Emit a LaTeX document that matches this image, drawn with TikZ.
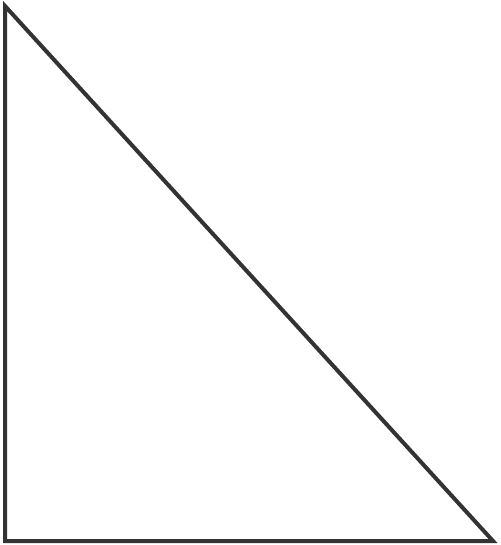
\documentclass[tikz,border=0pt]{standalone}
\definecolor{edge}{HTML}{333333}
\begin{document}
\begin{tikzpicture}[x=1pt,y=-1pt,tri/.style={draw=edge,line width=4pt,line join=miter}]
\useasboundingbox (0,0) rectangle (500,545);
\coordinate (A) at (5,6);
\coordinate (B) at (5,541);
\coordinate (C) at (493,541);
\draw[tri] (A) -- (B) -- (C) -- cycle;
\end{tikzpicture}
\end{document}
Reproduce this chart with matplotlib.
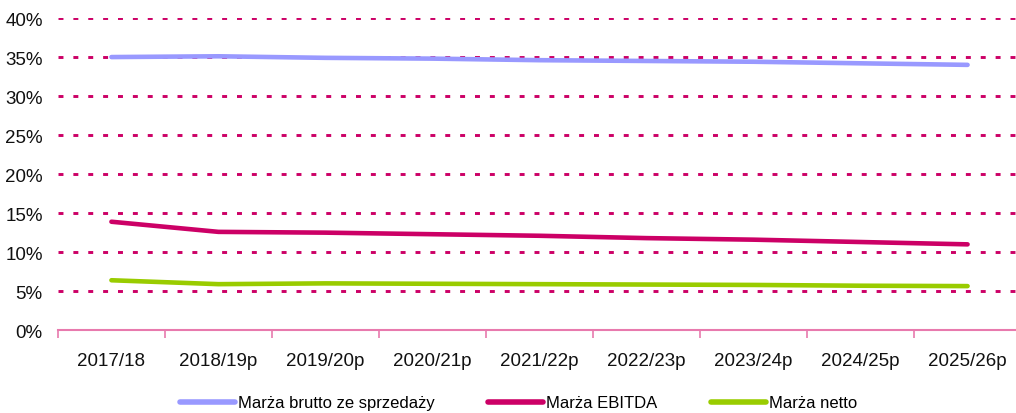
import numpy as np
import matplotlib
matplotlib.use('Agg')
import matplotlib.pyplot as plt
from matplotlib.ticker import FixedLocator

plt.rcParams['font.family'] = ['Liberation Sans', 'DejaVu Sans']

lata = ['2017/18', '2018/19p', '2019/20p', '2020/21p', '2021/22p',
        '2022/23p', '2023/24p', '2024/25p', '2025/26p']
brutto = [35.0, 35.1, 34.9, 34.8, 34.6, 34.5, 34.4, 34.2, 34.0]
ebitda = [13.9, 12.6, 12.5, 12.3, 12.1, 11.8, 11.6, 11.3, 11.0]
netto = [6.4, 5.9, 6.0, 5.95, 5.9, 5.85, 5.8, 5.7, 5.65]
y_ticks = [0, 5, 10, 15, 20, 25, 30, 35, 40]

fig = plt.figure(figsize=(10.16, 4.14), dpi=100)
ax = fig.add_axes([0.057, 0.200, 0.948, 0.754])

x = np.arange(len(lata))

# siatka - kropkowana
for t in y_ticks[1:]:
    ax.axhline(t, color='#CC0066', lw=2.1, linestyle=(0, (1.7, 3.4)), zorder=1)

ax.plot(x, brutto, color='#9999FF', lw=3.3, solid_capstyle='round', label='Marża brutto ze sprzedaży', zorder=3)
ax.plot(x, ebitda, color='#CC0066', lw=3.3, solid_capstyle='round', label='Marża EBITDA', zorder=3)
ax.plot(x, netto, color='#99CC00', lw=3.3, solid_capstyle='round', label='Marża netto', zorder=3)

ax.set_xlim(-0.5, len(lata) - 0.5)
ax.set_ylim(0, 40)
ax.set_yticks(y_ticks)
ax.set_yticklabels([str(t) + '%' for t in y_ticks], fontsize=13.5, color='#111111')
ax.set_xticks(x)
ax.set_xticklabels(lata, fontsize=13.5, color='#111111')
ax.xaxis.set_minor_locator(FixedLocator(np.arange(-0.5, len(lata), 1.0)))
ax.tick_params(axis='x', which='major', length=0, pad=16)
ax.tick_params(axis='x', which='minor', length=6, width=1.2, color='#E87AAE', direction='out')
ax.tick_params(axis='y', length=0, pad=11)

for s in ['top', 'right', 'left']:
    ax.spines[s].set_visible(False)
ax.spines['bottom'].set_color('#E87AAE')
ax.spines['bottom'].set_linewidth(1.5)
ax.spines['bottom'].set_zorder(2)

leg = fig.legend(loc='lower left', bbox_to_anchor=(0.162, -0.03), ncol=3, frameon=False,
                 fontsize=12, handlelength=3.3, handletextpad=0.2, columnspacing=3.2)
for l in leg.get_lines():
    l.set_linewidth(4)

plt.savefig('out.png', dpi=100)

━━━

Working from the entries above, reproduce exactly and only the lines beginning with the line that has "Reproduce this chart with matplotlib." and ending with the line that has "plt.rcParams['font.family'] = ['Liberation"; omit all pictures.

Reproduce this chart with matplotlib.
import numpy as np
import matplotlib
matplotlib.use('Agg')
import matplotlib.pyplot as plt
from matplotlib.ticker import FixedLocator

plt.rcParams['font.family'] = ['Liberation Sans', 'DejaVu Sans']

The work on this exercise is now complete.